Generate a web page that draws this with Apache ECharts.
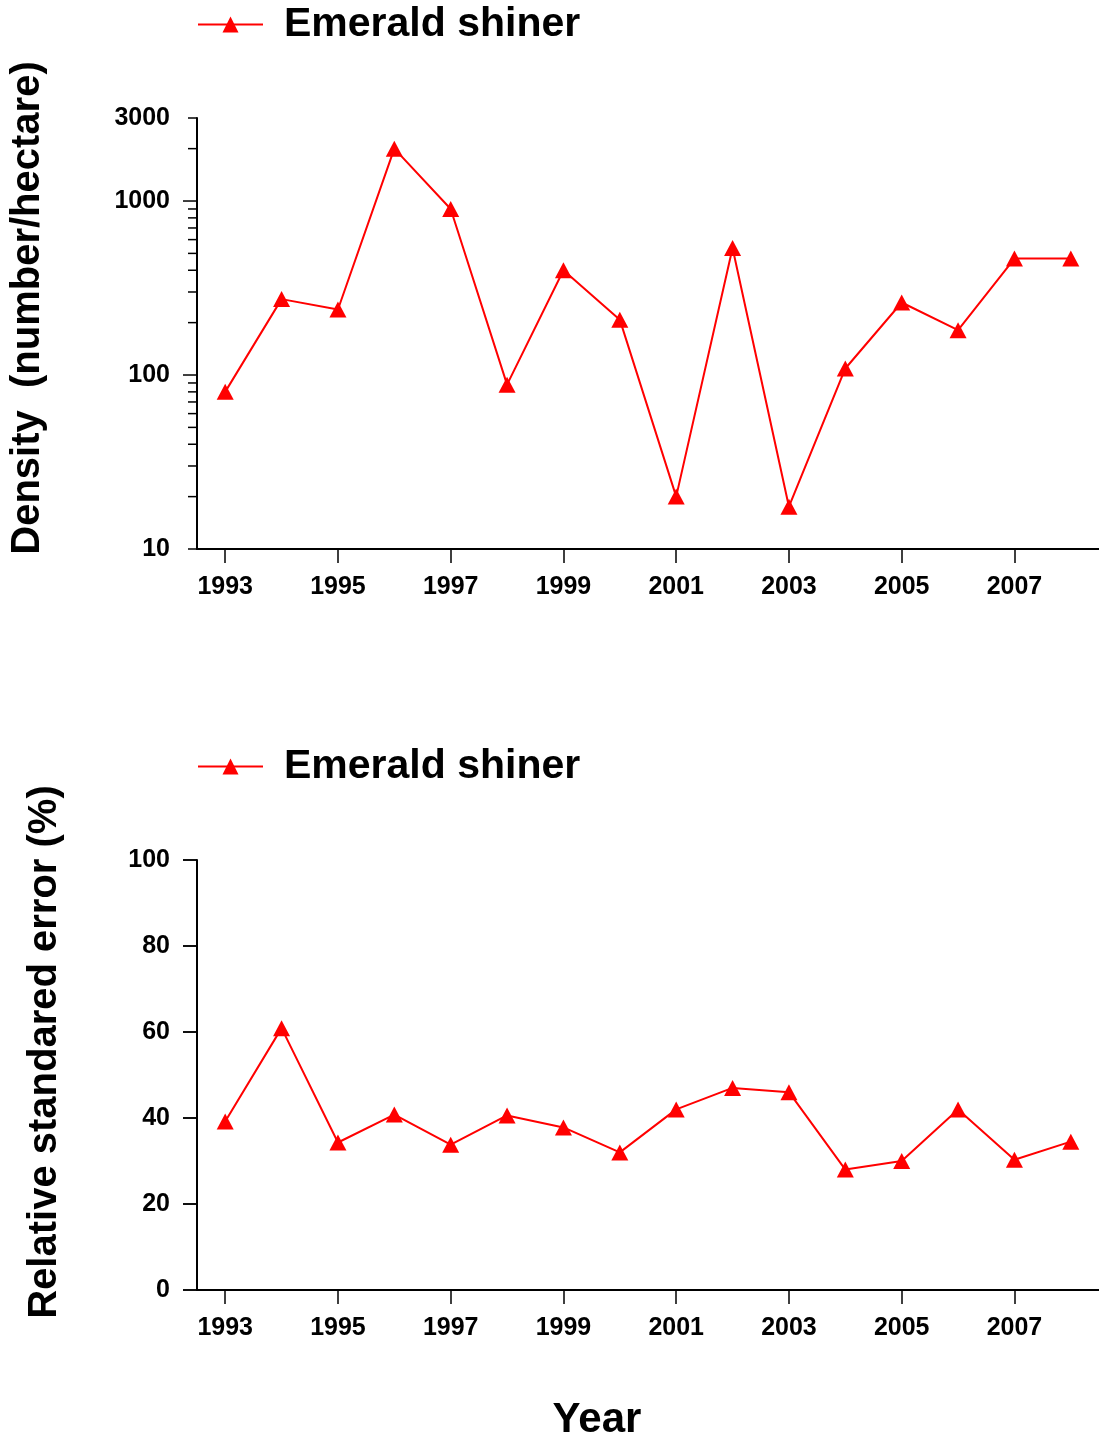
<!DOCTYPE html>
<html>
<head>
<meta charset="utf-8">
<script src="https://cdn.jsdelivr.net/npm/echarts@6/dist/echarts.min.js"></script>
<style>
html,body{margin:0;padding:0;background:#fff;}
#chart{width:1099px;height:1441px;}
</style>
</head>
<body>
<div id="chart"></div>
<script>
const years = ['1993','1994','1995','1996','1997','1998','1999','2000','2001','2002','2003','2004','2005','2006','2007','2008'];
const seriesName = 'Emerald shiner';
const densityValues = [80, 273, 238, 2000, 900, 88, 400, 208, 20, 537, 17.5, 109, 261, 181, 467, 467];
const rseValues = [39.2, 60.9, 34.3, 40.8, 33.8, 40.6, 37.8, 32.0, 42.0, 47.0, 46.0, 28.0, 30.0, 42.0, 30.3, 34.5];
const densityMajorTicks = [100, 1000];
const densityMinorTicks = [10, 20, 30, 40, 50, 60, 70, 80, 90, 200, 300, 400, 500, 600, 700, 800, 900, 2000, 3000];
const densityTickLabels = [10, 100, 1000, 3000];
const rseTicks = [0, 20, 40, 60, 80, 100];
const densityTitle = 'Density  (number/hectare)';
const rseTitle = 'Relative standared error (%)';
const xTitle = 'Year';

const FONT = '"Liberation Sans", Arial, sans-serif';
const RED = '#ff0000';
const GRID_LEFT = 197;
const MAJOR_LEN = 14;
const MINOR_LEN = 9;

const chart = echarts.init(document.getElementById('chart'), null, {renderer: 'canvas'});

function xAxisFor(gridIndex) {
  return {
    type: 'category', gridIndex: gridIndex, data: years, boundaryGap: true,
    axisLine: {lineStyle: {color: '#000', width: 2}},
    axisTick: {show: true, interval: 1, alignWithLabel: true, length: 14, lineStyle: {color: '#000', width: 1.5}},
    axisLabel: {interval: 1, margin: 26, color: '#000', fontFamily: FONT, fontWeight: 'bold', fontSize: 25},
    splitLine: {show: false}
  };
}

const seriesCommon = {
  type: 'line', name: seriesName, symbol: 'triangle', symbolSize: [17, 16],
  lineStyle: {color: RED, width: 2}, itemStyle: {color: RED}, animation: false
};

const legendText = {fontFamily: FONT, fontWeight: 'bold', fontSize: 41, color: '#000', padding: [0, 0, 0, 16]};

const option = {
  animation: false,
  grid: [
    {left: GRID_LEFT, top: 118, width: 902, height: 431},
    {left: GRID_LEFT, top: 860, width: 902, height: 430}
  ],
  legend: [
    {left: GRID_LEFT, top: 4, padding: 0, itemWidth: 65, itemHeight: 20, data: [seriesName], textStyle: legendText},
    {left: GRID_LEFT, top: 746, padding: 0, itemWidth: 65, itemHeight: 20, data: [seriesName], textStyle: legendText}
  ],
  xAxis: [xAxisFor(0), xAxisFor(1)],
  yAxis: [
    {type: 'log', logBase: 10, gridIndex: 0, min: 10, max: 3000,
     axisLine: {show: true, lineStyle: {color: '#000', width: 2}},
     axisTick: {show: false},
     axisLabel: {customValues: densityTickLabels, margin: 27, color: '#000', fontFamily: FONT, fontWeight: 'bold', fontSize: 25,
                 formatter: function (v) { return String(Math.round(v)); }},
     splitLine: {show: false}},
    {type: 'value', gridIndex: 1, min: 0, max: 100, interval: 20,
     axisLine: {show: true, lineStyle: {color: '#000', width: 2}},
     axisTick: {show: true, length: MAJOR_LEN, lineStyle: {color: '#000', width: 1.5}},
     axisLabel: {margin: 27, color: '#000', fontFamily: FONT, fontWeight: 'bold', fontSize: 25},
     splitLine: {show: false}},
    {type: 'value', gridIndex: 1, position: 'left', offset: 0, min: 0, max: 100, interval: 20,
     axisLine: {show: false},
     axisTick: {show: true, length: MAJOR_LEN, lineStyle: {color: '#000', width: 1.5}},
     axisLabel: {show: false},
     splitLine: {show: false}}
  ],
  series: [
    Object.assign({}, seriesCommon, {xAxisIndex: 0, yAxisIndex: 0, data: densityValues}),
    Object.assign({}, seriesCommon, {xAxisIndex: 1, yAxisIndex: 1, data: rseValues})
  ],
  graphic: [
    {type: 'text', x: 28, y: 308, rotation: Math.PI / 2,
     style: {text: densityTitle, fill: '#000', font: 'bold 40px ' + FONT, align: 'center', verticalAlign: 'middle'}},
    {type: 'text', x: 45, y: 1052, rotation: Math.PI / 2,
     style: {text: rseTitle, fill: '#000', font: 'bold 40px ' + FONT, align: 'center', verticalAlign: 'middle'}},
    {type: 'text', x: 597, y: 1420,
     style: {text: xTitle, fill: '#000', font: 'bold 42px ' + FONT, align: 'center', verticalAlign: 'middle'}}
  ]
};
chart.setOption(option);

// y-axis ticks positioned through the chart's own scales
const tickGraphics = [];
function tickLine(py, len) {
  tickGraphics.push({type: 'line', silent: true, z: 100,
    shape: {x1: GRID_LEFT - len, y1: py, x2: GRID_LEFT, y2: py},
    style: {stroke: '#000', lineWidth: 1.5}});
}
densityMajorTicks.forEach(function (v) { tickLine(chart.convertToPixel({yAxisIndex: 0}, v), MAJOR_LEN); });
densityMinorTicks.forEach(function (v) { tickLine(chart.convertToPixel({yAxisIndex: 0}, v), MINOR_LEN); });
rseTicks.forEach(function (v) {
  const p = chart.convertToPixel({gridIndex: 1}, [0, v]);
  if (p && isFinite(p[1])) { tickLine(p[1], MAJOR_LEN); }
});
chart.setOption({graphic: option.graphic.concat(tickGraphics)});
</script>
</body>
</html>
____
Goal =
Copy every line above word for word and exclude the pictures.

Task answer =
Generate a web page that draws this with Apache ECharts.
<!DOCTYPE html>
<html>
<head>
<meta charset="utf-8">
<script src="https://cdn.jsdelivr.net/npm/echarts@6/dist/echarts.min.js"></script>
<style>
html,body{margin:0;padding:0;background:#fff;}
#chart{width:1099px;height:1441px;}
</style>
</head>
<body>
<div id="chart"></div>
<script>
const years = ['1993','1994','1995','1996','1997','1998','1999','2000','2001','2002','2003','2004','2005','2006','2007','2008'];
const seriesName = 'Emerald shiner';
const densityValues = [80, 273, 238, 2000, 900, 88, 400, 208, 20, 537, 17.5, 109, 261, 181, 467, 467];
const rseValues = [39.2, 60.9, 34.3, 40.8, 33.8, 40.6, 37.8, 32.0, 42.0, 47.0, 46.0, 28.0, 30.0, 42.0, 30.3, 34.5];
const densityMajorTicks = [100, 1000];
const densityMinorTicks = [10, 20, 30, 40, 50, 60, 70, 80, 90, 200, 300, 400, 500, 600, 700, 800, 900, 2000, 3000];
const densityTickLabels = [10, 100, 1000, 3000];
const rseTicks = [0, 20, 40, 60, 80, 100];
const densityTitle = 'Density  (number/hectare)';
const rseTitle = 'Relative standared error (%)';
const xTitle = 'Year';

const FONT = '"Liberation Sans", Arial, sans-serif';
const RED = '#ff0000';
const GRID_LEFT = 197;
const MAJOR_LEN = 14;
const MINOR_LEN = 9;

const chart = echarts.init(document.getElementById('chart'), null, {renderer: 'canvas'});

function xAxisFor(gridIndex) {
  return {
    type: 'category', gridIndex: gridIndex, data: years, boundaryGap: true,
    axisLine: {lineStyle: {color: '#000', width: 2}},
    axisTick: {show: true, interval: 1, alignWithLabel: true, length: 14, lineStyle: {color: '#000', width: 1.5}},
    axisLabel: {interval: 1, margin: 26, color: '#000', fontFamily: FONT, fontWeight: 'bold', fontSize: 25},
    splitLine: {show: false}
  };
}

const seriesCommon = {
  type: 'line', name: seriesName, symbol: 'triangle', symbolSize: [17, 16],
  lineStyle: {color: RED, width: 2}, itemStyle: {color: RED}, animation: false
};

const legendText = {fontFamily: FONT, fontWeight: 'bold', fontSize: 41, color: '#000', padding: [0, 0, 0, 16]};

const option = {
  animation: false,
  grid: [
    {left: GRID_LEFT, top: 118, width: 902, height: 431},
    {left: GRID_LEFT, top: 860, width: 902, height: 430}
  ],
  legend: [
    {left: GRID_LEFT, top: 4, padding: 0, itemWidth: 65, itemHeight: 20, data: [seriesName], textStyle: legendText},
    {left: GRID_LEFT, top: 746, padding: 0, itemWidth: 65, itemHeight: 20, data: [seriesName], textStyle: legendText}
  ],
  xAxis: [xAxisFor(0), xAxisFor(1)],
  yAxis: [
    {type: 'log', logBase: 10, gridIndex: 0, min: 10, max: 3000,
     axisLine: {show: true, lineStyle: {color: '#000', width: 2}},
     axisTick: {show: false},
     axisLabel: {customValues: densityTickLabels, margin: 27, color: '#000', fontFamily: FONT, fontWeight: 'bold', fontSize: 25,
                 formatter: function (v) { return String(Math.round(v)); }},
     splitLine: {show: false}},
    {type: 'value', gridIndex: 1, min: 0, max: 100, interval: 20,
     axisLine: {show: true, lineStyle: {color: '#000', width: 2}},
     axisTick: {show: true, length: MAJOR_LEN, lineStyle: {color: '#000', width: 1.5}},
     axisLabel: {margin: 27, color: '#000', fontFamily: FONT, fontWeight: 'bold', fontSize: 25},
     splitLine: {show: false}},
    {type: 'value', gridIndex: 1, position: 'left', offset: 0, min: 0, max: 100, interval: 20,
     axisLine: {show: false},
     axisTick: {show: true, length: MAJOR_LEN, lineStyle: {color: '#000', width: 1.5}},
     axisLabel: {show: false},
     splitLine: {show: false}}
  ],
  series: [
    Object.assign({}, seriesCommon, {xAxisIndex: 0, yAxisIndex: 0, data: densityValues}),
    Object.assign({}, seriesCommon, {xAxisIndex: 1, yAxisIndex: 1, data: rseValues})
  ],
  graphic: [
    {type: 'text', x: 28, y: 308, rotation: Math.PI / 2,
     style: {text: densityTitle, fill: '#000', font: 'bold 40px ' + FONT, align: 'center', verticalAlign: 'middle'}},
    {type: 'text', x: 45, y: 1052, rotation: Math.PI / 2,
     style: {text: rseTitle, fill: '#000', font: 'bold 40px ' + FONT, align: 'center', verticalAlign: 'middle'}},
    {type: 'text', x: 597, y: 1420,
     style: {text: xTitle, fill: '#000', font: 'bold 42px ' + FONT, align: 'center', verticalAlign: 'middle'}}
  ]
};
chart.setOption(option);

// y-axis ticks positioned through the chart's own scales
const tickGraphics = [];
function tickLine(py, len) {
  tickGraphics.push({type: 'line', silent: true, z: 100,
    shape: {x1: GRID_LEFT - len, y1: py, x2: GRID_LEFT, y2: py},
    style: {stroke: '#000', lineWidth: 1.5}});
}
densityMajorTicks.forEach(function (v) { tickLine(chart.convertToPixel({yAxisIndex: 0}, v), MAJOR_LEN); });
densityMinorTicks.forEach(function (v) { tickLine(chart.convertToPixel({yAxisIndex: 0}, v), MINOR_LEN); });
rseTicks.forEach(function (v) {
  const p = chart.convertToPixel({gridIndex: 1}, [0, v]);
  if (p && isFinite(p[1])) { tickLine(p[1], MAJOR_LEN); }
});
chart.setOption({graphic: option.graphic.concat(tickGraphics)});
</script>
</body>
</html>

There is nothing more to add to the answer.